One of my weekend projects has brought me into the deep waters of signal processing. As with all my code projects that require some heavy-duty math, I'm more than happy to tinker my way to a solution despite a lack of theoretical grounding, but in this case I have none, and would love some advice on my problem, namely: I'm trying to figure out exactly when the live audience laughs during a TV show.
I spent quite a bit of time reading up on machine learning approaches for detecting laughter, but realized that's more to do with detecting individual laughter. Two hundred people laughing at once will have much different acoustical properties, and my intuition is that they should be distinguishable through much cruder techniques than a neural network. I may be completely wrong, though! Would appreciate thoughts on the matter.

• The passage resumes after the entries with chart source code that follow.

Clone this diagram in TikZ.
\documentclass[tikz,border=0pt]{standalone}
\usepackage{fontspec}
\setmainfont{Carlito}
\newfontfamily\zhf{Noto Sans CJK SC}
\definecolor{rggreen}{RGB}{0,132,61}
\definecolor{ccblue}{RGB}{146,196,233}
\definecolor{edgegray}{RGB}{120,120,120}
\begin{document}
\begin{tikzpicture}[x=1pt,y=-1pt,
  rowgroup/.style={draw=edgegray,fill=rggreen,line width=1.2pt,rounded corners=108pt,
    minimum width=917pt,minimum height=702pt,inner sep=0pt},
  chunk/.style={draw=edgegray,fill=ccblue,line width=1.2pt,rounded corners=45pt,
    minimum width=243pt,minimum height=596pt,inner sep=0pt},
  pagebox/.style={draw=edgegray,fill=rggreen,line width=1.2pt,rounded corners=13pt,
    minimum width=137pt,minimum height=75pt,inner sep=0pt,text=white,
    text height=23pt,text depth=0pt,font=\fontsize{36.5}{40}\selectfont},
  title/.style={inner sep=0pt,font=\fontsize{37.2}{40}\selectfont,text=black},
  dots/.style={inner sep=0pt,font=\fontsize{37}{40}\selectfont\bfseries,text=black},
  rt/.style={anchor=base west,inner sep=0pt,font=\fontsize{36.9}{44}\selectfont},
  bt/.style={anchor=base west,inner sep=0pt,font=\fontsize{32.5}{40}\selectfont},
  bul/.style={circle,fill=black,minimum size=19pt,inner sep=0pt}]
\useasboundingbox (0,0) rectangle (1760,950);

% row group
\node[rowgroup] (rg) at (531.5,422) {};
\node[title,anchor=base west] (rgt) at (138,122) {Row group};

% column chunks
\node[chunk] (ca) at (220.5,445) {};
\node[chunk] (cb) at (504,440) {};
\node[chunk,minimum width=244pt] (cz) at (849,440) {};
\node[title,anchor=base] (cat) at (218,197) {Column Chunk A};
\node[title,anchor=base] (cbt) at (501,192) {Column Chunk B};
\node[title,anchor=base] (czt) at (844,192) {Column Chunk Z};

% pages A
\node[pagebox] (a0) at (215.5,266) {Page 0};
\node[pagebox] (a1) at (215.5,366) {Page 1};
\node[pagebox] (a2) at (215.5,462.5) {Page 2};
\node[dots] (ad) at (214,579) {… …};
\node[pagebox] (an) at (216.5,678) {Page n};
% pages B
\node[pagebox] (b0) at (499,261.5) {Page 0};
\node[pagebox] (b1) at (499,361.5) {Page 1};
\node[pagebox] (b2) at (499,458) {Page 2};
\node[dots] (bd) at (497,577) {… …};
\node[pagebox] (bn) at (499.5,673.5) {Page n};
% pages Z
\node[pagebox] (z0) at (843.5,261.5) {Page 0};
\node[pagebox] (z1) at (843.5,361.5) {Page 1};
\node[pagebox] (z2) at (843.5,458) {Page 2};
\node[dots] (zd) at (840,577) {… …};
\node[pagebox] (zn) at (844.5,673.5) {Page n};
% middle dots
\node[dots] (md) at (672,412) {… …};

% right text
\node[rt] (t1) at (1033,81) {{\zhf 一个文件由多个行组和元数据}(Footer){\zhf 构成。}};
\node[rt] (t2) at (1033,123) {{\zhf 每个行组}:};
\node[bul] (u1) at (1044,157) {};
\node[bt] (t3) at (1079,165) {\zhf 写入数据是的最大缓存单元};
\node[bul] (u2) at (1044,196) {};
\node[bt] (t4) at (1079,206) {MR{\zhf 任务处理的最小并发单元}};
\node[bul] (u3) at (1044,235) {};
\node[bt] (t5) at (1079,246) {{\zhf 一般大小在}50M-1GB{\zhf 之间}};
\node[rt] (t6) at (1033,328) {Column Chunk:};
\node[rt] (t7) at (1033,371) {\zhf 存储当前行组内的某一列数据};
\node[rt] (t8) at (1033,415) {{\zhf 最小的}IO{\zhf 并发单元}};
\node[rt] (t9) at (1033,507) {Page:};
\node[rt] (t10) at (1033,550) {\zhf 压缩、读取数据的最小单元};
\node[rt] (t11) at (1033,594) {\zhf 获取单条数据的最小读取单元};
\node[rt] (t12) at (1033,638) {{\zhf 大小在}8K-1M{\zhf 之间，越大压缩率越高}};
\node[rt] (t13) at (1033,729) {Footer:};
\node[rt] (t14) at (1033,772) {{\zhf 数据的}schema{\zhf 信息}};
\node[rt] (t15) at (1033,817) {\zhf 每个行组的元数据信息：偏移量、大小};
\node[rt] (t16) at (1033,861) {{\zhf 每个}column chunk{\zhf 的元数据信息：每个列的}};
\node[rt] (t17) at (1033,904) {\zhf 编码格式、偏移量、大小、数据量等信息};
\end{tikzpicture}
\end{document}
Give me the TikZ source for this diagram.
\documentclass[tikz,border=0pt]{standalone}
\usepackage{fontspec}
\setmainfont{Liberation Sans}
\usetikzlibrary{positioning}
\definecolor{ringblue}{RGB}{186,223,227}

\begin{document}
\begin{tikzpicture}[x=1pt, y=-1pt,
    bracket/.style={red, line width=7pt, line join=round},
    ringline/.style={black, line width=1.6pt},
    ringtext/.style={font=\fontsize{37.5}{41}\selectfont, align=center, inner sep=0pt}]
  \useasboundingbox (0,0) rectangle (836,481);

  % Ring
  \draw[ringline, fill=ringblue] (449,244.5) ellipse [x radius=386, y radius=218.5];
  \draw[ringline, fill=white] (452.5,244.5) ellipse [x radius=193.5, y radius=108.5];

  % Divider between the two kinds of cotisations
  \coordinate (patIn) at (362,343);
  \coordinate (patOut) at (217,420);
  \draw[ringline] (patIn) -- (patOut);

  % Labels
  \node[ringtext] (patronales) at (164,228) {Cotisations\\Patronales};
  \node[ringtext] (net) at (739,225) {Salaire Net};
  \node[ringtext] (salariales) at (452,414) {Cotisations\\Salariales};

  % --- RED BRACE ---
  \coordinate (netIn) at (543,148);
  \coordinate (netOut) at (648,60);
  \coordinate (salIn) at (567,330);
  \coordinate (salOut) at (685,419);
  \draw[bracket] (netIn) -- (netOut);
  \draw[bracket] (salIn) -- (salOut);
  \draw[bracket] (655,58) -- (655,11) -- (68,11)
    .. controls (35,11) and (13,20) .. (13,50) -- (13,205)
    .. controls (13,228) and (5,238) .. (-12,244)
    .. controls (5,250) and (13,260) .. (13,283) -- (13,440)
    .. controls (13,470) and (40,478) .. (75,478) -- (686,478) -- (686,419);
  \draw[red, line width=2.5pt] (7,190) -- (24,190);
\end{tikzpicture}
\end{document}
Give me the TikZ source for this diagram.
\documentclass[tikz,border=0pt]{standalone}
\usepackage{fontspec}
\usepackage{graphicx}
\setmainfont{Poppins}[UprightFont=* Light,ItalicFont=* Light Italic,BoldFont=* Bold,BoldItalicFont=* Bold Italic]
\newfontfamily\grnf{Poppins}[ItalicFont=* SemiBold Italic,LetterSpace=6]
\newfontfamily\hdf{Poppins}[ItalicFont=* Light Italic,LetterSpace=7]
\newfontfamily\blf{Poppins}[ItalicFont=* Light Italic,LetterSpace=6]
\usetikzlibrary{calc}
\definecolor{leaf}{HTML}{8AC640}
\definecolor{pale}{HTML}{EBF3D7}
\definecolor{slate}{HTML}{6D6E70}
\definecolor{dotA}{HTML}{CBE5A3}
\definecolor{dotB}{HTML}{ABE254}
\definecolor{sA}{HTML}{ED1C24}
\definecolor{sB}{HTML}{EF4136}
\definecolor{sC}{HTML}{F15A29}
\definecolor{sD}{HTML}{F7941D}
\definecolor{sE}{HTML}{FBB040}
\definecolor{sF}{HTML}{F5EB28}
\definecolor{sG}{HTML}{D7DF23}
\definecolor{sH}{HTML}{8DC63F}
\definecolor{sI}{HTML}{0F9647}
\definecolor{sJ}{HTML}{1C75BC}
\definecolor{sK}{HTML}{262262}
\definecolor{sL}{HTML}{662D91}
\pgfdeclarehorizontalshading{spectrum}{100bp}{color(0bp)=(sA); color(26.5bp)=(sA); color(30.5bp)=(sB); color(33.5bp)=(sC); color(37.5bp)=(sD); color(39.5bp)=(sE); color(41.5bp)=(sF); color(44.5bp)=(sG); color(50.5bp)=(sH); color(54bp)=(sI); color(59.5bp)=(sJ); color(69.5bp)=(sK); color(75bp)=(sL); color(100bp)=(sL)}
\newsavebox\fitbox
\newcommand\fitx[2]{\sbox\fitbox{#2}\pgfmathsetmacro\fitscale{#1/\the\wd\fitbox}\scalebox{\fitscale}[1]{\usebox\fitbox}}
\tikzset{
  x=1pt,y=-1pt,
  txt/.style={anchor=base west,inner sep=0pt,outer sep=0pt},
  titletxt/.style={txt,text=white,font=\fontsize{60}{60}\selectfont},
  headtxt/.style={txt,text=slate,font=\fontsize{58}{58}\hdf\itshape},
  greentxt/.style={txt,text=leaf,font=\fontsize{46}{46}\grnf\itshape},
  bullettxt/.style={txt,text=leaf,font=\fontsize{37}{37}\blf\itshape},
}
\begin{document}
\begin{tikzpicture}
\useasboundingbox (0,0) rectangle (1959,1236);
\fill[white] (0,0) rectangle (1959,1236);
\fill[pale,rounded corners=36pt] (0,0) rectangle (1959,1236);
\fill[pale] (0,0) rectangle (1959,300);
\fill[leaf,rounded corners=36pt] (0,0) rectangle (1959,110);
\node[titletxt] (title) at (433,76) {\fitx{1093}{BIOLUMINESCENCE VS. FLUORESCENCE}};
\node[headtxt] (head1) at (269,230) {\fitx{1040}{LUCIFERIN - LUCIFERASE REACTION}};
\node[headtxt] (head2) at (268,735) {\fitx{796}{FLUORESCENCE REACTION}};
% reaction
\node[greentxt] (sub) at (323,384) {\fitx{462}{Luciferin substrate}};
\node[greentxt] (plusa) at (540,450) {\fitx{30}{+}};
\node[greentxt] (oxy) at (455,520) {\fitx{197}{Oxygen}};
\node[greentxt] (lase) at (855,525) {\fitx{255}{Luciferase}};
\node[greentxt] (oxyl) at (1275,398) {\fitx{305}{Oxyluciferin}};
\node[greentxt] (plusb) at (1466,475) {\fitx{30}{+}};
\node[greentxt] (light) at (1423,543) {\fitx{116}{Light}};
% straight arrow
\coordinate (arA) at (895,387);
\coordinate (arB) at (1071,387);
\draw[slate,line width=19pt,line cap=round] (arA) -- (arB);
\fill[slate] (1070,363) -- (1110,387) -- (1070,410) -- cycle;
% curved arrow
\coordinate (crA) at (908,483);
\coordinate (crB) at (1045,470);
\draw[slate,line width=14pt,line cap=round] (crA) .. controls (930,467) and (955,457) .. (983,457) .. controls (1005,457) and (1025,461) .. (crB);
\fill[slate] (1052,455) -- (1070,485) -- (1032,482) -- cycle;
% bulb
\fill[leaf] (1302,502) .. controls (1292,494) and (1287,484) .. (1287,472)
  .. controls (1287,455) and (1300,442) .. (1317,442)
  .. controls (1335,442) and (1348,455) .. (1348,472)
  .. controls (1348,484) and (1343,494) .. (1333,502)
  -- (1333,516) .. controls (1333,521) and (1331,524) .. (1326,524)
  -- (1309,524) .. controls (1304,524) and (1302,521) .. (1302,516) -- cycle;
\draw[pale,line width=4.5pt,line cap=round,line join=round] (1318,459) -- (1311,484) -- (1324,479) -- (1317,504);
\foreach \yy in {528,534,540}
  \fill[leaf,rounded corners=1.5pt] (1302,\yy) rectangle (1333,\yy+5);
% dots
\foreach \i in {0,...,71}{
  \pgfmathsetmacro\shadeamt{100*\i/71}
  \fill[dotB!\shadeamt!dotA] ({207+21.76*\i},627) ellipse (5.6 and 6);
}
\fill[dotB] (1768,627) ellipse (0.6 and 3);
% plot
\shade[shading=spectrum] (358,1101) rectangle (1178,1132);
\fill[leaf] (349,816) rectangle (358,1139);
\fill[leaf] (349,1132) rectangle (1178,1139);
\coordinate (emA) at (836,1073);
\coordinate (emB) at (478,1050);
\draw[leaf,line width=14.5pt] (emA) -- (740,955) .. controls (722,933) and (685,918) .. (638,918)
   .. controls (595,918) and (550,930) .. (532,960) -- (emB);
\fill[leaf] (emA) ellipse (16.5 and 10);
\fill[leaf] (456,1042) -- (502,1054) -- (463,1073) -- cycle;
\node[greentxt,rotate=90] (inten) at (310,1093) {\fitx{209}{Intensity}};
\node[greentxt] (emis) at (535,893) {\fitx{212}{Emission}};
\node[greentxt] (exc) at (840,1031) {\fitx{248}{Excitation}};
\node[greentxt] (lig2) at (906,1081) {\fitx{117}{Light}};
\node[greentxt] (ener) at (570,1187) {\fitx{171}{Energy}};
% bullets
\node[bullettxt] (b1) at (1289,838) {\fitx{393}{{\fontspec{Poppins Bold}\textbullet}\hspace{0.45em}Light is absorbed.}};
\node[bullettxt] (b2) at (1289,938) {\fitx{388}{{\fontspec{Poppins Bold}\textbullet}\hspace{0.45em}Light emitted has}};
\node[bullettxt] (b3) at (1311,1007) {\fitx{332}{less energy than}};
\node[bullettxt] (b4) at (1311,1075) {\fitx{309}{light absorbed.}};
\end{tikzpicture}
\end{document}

Here's what I've tried so far: I chopped up a five minute excerpt from a recent episode of Saturday Night Live into two second clips. I then labeled these "laughs" or "no-laughs". Using Librosa's MFCC feature extractor, I then ran a K-Means clustering on the data, and got good results -- the two clusters mapped very neatly to my labels. But when I tried to iterate through the longer file the predictions didn't hold water.
What I'm going to try now: I'm going to be more precise about creating these laughter clips. Rather than do a blind split and sort, I'm going to manually extract them, so that no dialogue is polluting the signal. Then I'll split them into quarter second clips, calculate the MFCC's of these, and use them to train a SVM.
My questions at this point:
Is any of this making sense?
Can statistics help here? I've been scrolling around in Audacity's spectrogram view mode and I can see pretty clearly where laughs occur. In a log power spectrogram, speech has a very distinctive, "furrowed" appearance. In contrast, laughter covers a broad spectrum of frequency quite evenly, almost like a normal distribution. It's even possible to visually distinguish applause from laughter by the more limited set of frequencies represented in applause. That makes me think of standard deviations. I see there's something called the Kolmogorov–Smirnov test, might that be helpful here?
(You can see the laugh in the above image as a wall of orange hitting at 45% of the way in.)The linear spectrogram seems to show that the laughter is more energetic in lower frequencies and fades out towards the higher frequencies -- does this mean it qualifies as pink noise? If so, could that be a foothold on the problem?

I apologize if I misused any jargon, I've been on Wikipedia quite a bit for this one and wouldn't be surprised if I got some jumbled.